PF LIMIT INCREASE TO RS.15000/- IS WINDFALL IN WAITING





A 22 year old boy had applied for Provident Fund claim and I questioned him on the logic of it. He replied that he wants his one year PF money to buy a smart phone as margin money. I was not aghast as I have seen even engineers displaying similar tendency to repossess the PF that according to them was forcibly deducted from their salary.
                
Most of the employees in the non Income tax category have been finding their salary just enough to make both ends meet also fulfilling partly their aspiration to possess items of prestige. Hence job hopping in search of greener pastures  is common among them and while hopping they also mop up  their PF. While it is perfectly fine to hop I am against the mop.

PF is deducted @12% of pay on a maximum of Rs.6500/- and under the concept of CTC (cost to company) the  employer is not keen to insist on higher deduction of PF as employees detest any deduction that is not statutorily warranted. Though PF is very much their money that grows with equal contribution from the employer and also with half yearly interest that is not low, the tendency is to have cash in hand and living in the present. The word Provident has the meaning of wise/sagacious and also farseeing/visionary/prophetic but they don’t serve the present and hence not desired.

With this backdrop the Government has now decided to increase the limit from Rs.6500/- to Rs.15000/- This would result in a direct increase of Rs. 1020 in PF both for employee and employer. If CTC is the basis of wage fixation the employee would have Rs.2040/- reduced in take home though this would add up to his PF. Obviously employees in general and those in lower brackets in particular would vehemently oppose this forcing the employer to have a review of the CTC.

By this move the only immediate beneficiary would be the Government which would if all industries remit the additional amount of PF, benefit by a huge chunk of money to augment their resources. Having this PF money in their hand would please employees who would love to spend it on luxuries and comforts treating them as necessities.

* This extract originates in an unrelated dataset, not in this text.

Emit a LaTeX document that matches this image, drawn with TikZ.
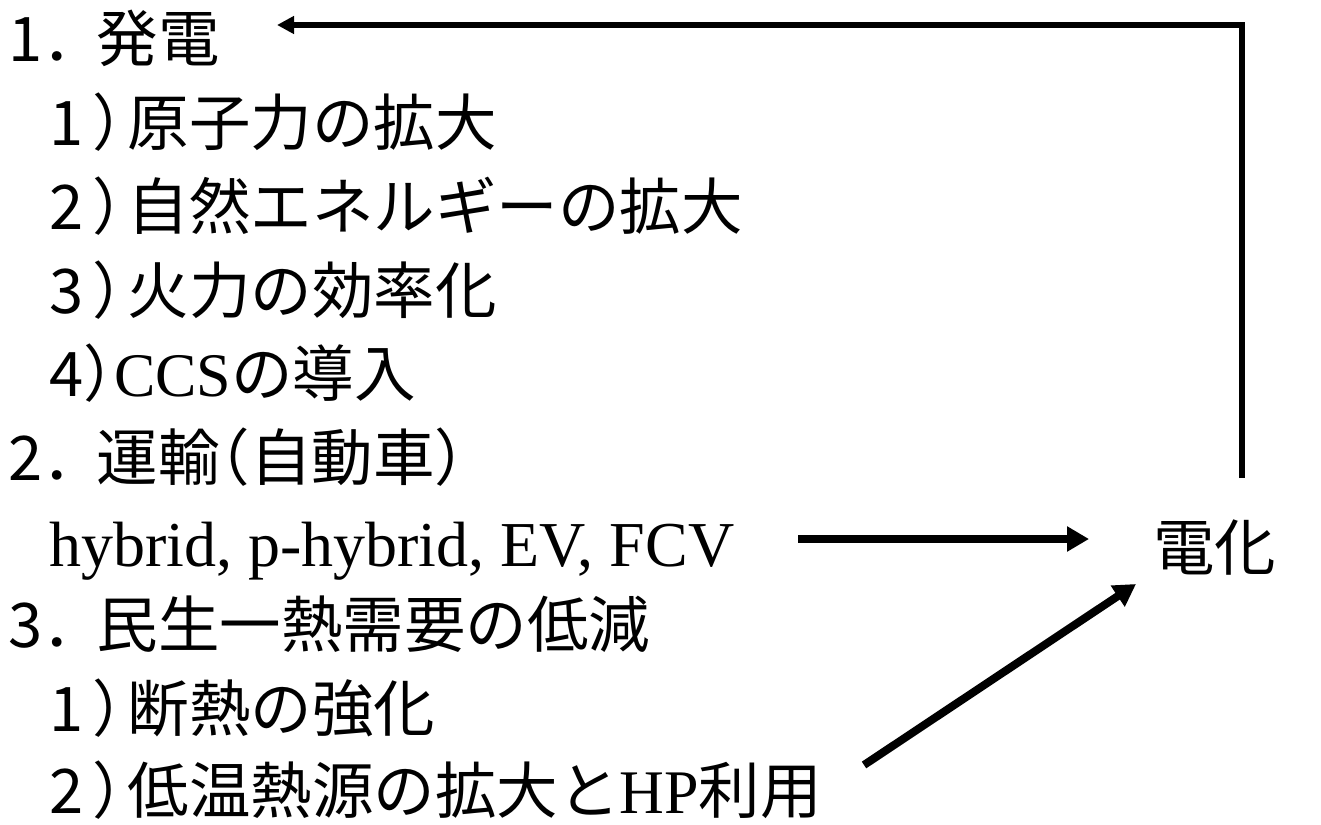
\documentclass[tikz,border=0pt]{standalone}
\usepackage{fontspec}
\setmainfont{Liberation Serif}
\newfontfamily\jpf{Noto Sans CJK JP}
\usetikzlibrary{arrows.meta}
\newcommand\rp{\kern0.15em）\kern-0.43em}
\newcommand\rpl{{\addfontfeatures{RawFeature=+halt}）}}
\newcommand\lp{\kern-0.5em（}
\newcommand\dt{．\kern-0.12em}
\newcommand\lat[1]{\smash{\rmfamily\fontsize{62}{64}\selectfont #1}}
\begin{document}
\begin{tikzpicture}[x=1pt,y=-1pt,
  txt/.style={anchor=base west, inner sep=0pt, font=\jpf\fontsize{61.5}{70}\selectfont},
  lat/.style={anchor=base west, inner sep=0pt, font=\rmfamily\fontsize{64}{70}\selectfont},
  thinarr/.style={line width=6pt, -{Triangle[length=17pt,width=17pt]}},
  thickarr/.style={line width=8pt, -{Triangle[length=22pt,width=24pt]}}]
\useasboundingbox (0,0) rectangle (1321,824);
\def\lh{83.7}
\node[txt] (l0) at (8, 61.9) {1\dt 発電};
\node[txt] (l1) at (49, 61.9+\lh) {1\rp 原子力の拡大};
\node[txt] (l2) at (49, 61.9+2*\lh) {2\rp 自然エネルギーの拡大};
\node[txt] (l3) at (49, 61.9+3*\lh) {3\rp 火力の効率化};
\node[txt] (l4) at (49, 61.9+4*\lh) {4\rpl\lat{CCS}の導入};
\node[txt] (l5) at (8, 61.9+5*\lh) {2\dt 運輸\lp 自動車）};
\node[lat] (l6) at (49, 566) {hybrid, p-hybrid, EV, FCV};
\node[txt] (l7) at (8, 61.9+7*\lh) {3\dt 民生一熱需要の低減};
\node[txt] (l8) at (49, 61.9+8*\lh) {1\rp 断熱の強化};
\node[txt] (l9) at (49, 60.5+9*\lh) {2\rp 低温熱源の拡大と\lat{HP}利用};
\node[txt] (den) at (1153, 570) {電化};
\coordinate (upS) at (1242, 478);
\coordinate (upC) at (1242, 25);
\coordinate (upE) at (277, 25);
\coordinate (hS) at (798, 539);
\coordinate (hE) at (1089, 539);
\coordinate (dS) at (864, 765);
\coordinate (dE) at (1136, 584);
\draw[thinarr] (upS) -- (upC) -- (upE);
\draw[thickarr] (hS) -- (hE);
\draw[thickarr] (dS) -- (dE);
\end{tikzpicture}
\end{document}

Luxury converted to   necessity is lavishness be it a smart phone or a high end bike or any other gadgets that have more magnificence than utility. Though youth is an age of enjoyment, old age is per force  a choice less tenure and one is not sure of what is in store in health, luxury and comfort though responsibilities of self, spouse and children is a guaranteed assignment. Hence it is more important to be prudent with Provident Fund that impulsive with youthful exuberance. It is the responsibility of the State to impress this with their regulations. Corporates today talk of social responsibility as it fetches marketing mileage, but their responsibility towards their own employees is a larger duty. Hence apart from educating employees on the impending amendment to PF rules they also have to think of reviewing pay structure, if required by adjusting the CTC component of employees in the lower bracket of salary. 

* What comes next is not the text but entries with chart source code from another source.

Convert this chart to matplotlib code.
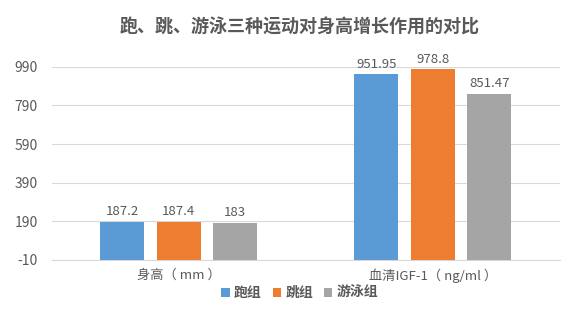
import numpy as np
import matplotlib
matplotlib.use("Agg")
import matplotlib.pyplot as plt

plt.rcParams['font.family'] = ['Noto Sans CJK SC', 'DejaVu Sans']

categories = ['身高（ mm ）', '血清IGF-1（ ng/ml ）']
groups = ['跑组', '跳组', '游泳组']
values = [
    [187.2, 951.95],
    [187.4, 978.8],
    [183, 851.47],
]
value_labels = [
    ['187.2', '951.95'],
    ['187.4', '978.8'],
    ['183', '851.47'],
]
colors = ['#5B9BD5', '#ED7D31', '#A5A5A5']
yticks = [-10, 190, 390, 590, 790, 990]

text_color = '#595959'

fig = plt.figure(figsize=(5.82, 3.17), dpi=100)
ax = fig.add_axes([0.089, 0.180, 0.873, 0.609])

x = np.arange(len(categories))
width = 0.173
step = 0.222
for i, (g, vals) in enumerate(zip(groups, values)):
    pos = x + (i - 1) * step
    bars = ax.bar(pos, np.array(vals) + 10, width, bottom=-10, color=colors[i], label=g, zorder=3)
    for b, lab in zip(bars, value_labels[i]):
        ax.text(b.get_x() + b.get_width() / 2, b.get_y() + b.get_height() + 18, lab,
                ha='center', va='bottom', fontsize=9.5, color=text_color)

ax.set_xlim(-0.5, 1.5)
ax.set_ylim(-10, 990)
ax.set_yticks(yticks)
ax.set_yticklabels([str(t) for t in yticks], fontsize=10, color=text_color)
ax.set_xticks(x)
ax.set_xticklabels(categories, fontsize=9.5, color=text_color)
ax.tick_params(axis='both', length=0, pad=6)
ax.tick_params(axis='y', pad=10)
ax.grid(axis='y', color='#D9D9D9', linewidth=0.8, zorder=0)
for s in ['top', 'right', 'left']:
    ax.spines[s].set_visible(False)
ax.spines['bottom'].set_color('#D9D9D9')

fig.suptitle('跑、跳、游泳三种运动对身高增长作用的对比', x=0.515, y=0.945,
             fontsize=13, fontweight='bold', color=text_color)

leg = fig.legend(loc='center', bbox_to_anchor=(0.515, 0.075), ncol=3, frameon=False,
                 handlelength=0.6, handleheight=0.6, handletextpad=0.3, columnspacing=0.8,
                 prop={'size': 10, 'weight': 'bold'})
for t in leg.get_texts():
    t.set_color(text_color)

fig.savefig('out.png', dpi=100, facecolor='white')
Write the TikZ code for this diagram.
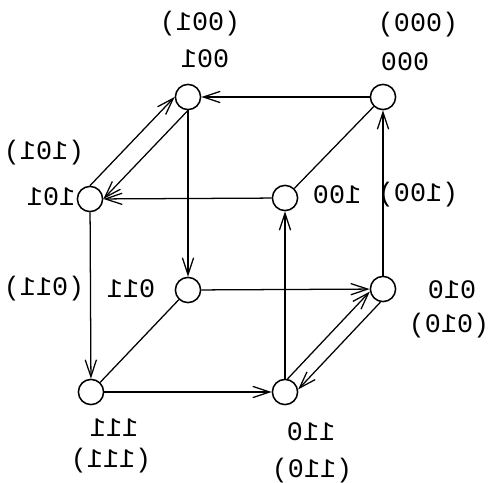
\documentclass[tikz,border=0pt]{standalone}
\usepackage{fontspec}
\newfontfamily\codefont{Liberation Mono}
\usetikzlibrary{arrows.meta}
\newcommand{\mir}[1]{\scalebox{-1}[1]{#1}}

\begin{document}
\begin{tikzpicture}[x=0.25mm,y=-0.25mm,
	vertex/.style={circle,draw,line width=1.1pt,minimum size=6.3mm,inner sep=0pt},
	code/.style={font=\codefont\fontsize{19}{21}\selectfont,inner sep=0pt},
	link/.style={line width=0.9pt},
	edge/.style={line width=0.9pt,-{Straight Barb[length=12pt,width=8pt,line width=0.9pt]}}]
	\useasboundingbox (0,0) rectangle (488,482);
	% cube vertices
	\node [vertex] (v001) at (188,97) {};
	\node [vertex] (v000) at (383,97) {};
	\node [vertex] (v101) at (90,199) {};
	\node [vertex] (v100) at (285,198) {};
	\node [vertex] (v011) at (188,290) {};
	\node [vertex] (v010) at (383,289) {};
	\node [vertex] (v111) at (91,392) {};
	\node [vertex] (v110) at (285,392) {};
	% labels (printed mirrored)
	\node [code] (t001) at (205,59) {\mir{001}};\node [code] (p001) at (200,24) {\mir{(001)}};
	\node [code] (t000) at (405,62) {\mir{000}};\node [code] (p000) at (418,25) {\mir{(000)}};
	\node [code] (t101) at (51,197) {\mir{101}};\node [code] (p101) at (44,153) {\mir{(101)}};
	\node [code] (t100) at (337,195) {\mir{100}};\node [code] (p100) at (418,195) {\mir{(100)}};
	\node [code] (t011) at (131,289) {\mir{011}};\node [code] (p011) at (44,289) {\mir{(011)}};
	\node [code] (t010) at (452,290) {\mir{010}};\node [code] (p010) at (449,326) {\mir{(010)}};
	\node [code] (t111) at (114,428) {\mir{111}};\node [code] (p111) at (111,461) {\mir{(111)}};
	\node [code] (t110) at (311,432) {\mir{110}};\node [code] (p110) at (312,471) {\mir{(110)}};
	% edges
	\draw [edge] (v000) -- (v001);
	\draw [edge] (v100) -- (v101);
	\draw [edge] (v011) -- (v010);
	\draw [edge] (v111) -- (v110);
	\draw [edge] (v001) -- (v011);
	\draw [edge] (v101) -- (v111);
	\draw [edge] (v110) -- (v100);
	\draw [edge] (v010) -- (v000);
	\draw [link] (v000) -- (v100);
	\draw [link] (v011) -- (v111);
	\draw [edge] (v101.90) -- (v001.180);
	\draw [edge] (v001.270) -- (v101.0);
	\draw [edge] (v110.79) -- (v010.191);
	\draw [edge] (v010.259) -- (v110.11);
\end{tikzpicture}
\end{document}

Peace, harmony and serenity become inevitable necessities of life after 50 years of age, and financial independence is the source of stability of  one’s mind. Support from relatives and children would be welcome comforts if not luxuries. The PF which if supplemented with Voluntary PF and Public Provident fund would make a perfect corpus for ensuring a life of choice at old age.

Hence the proposed amendment to the PF provision is a windfall in waiting and not a hanging sword.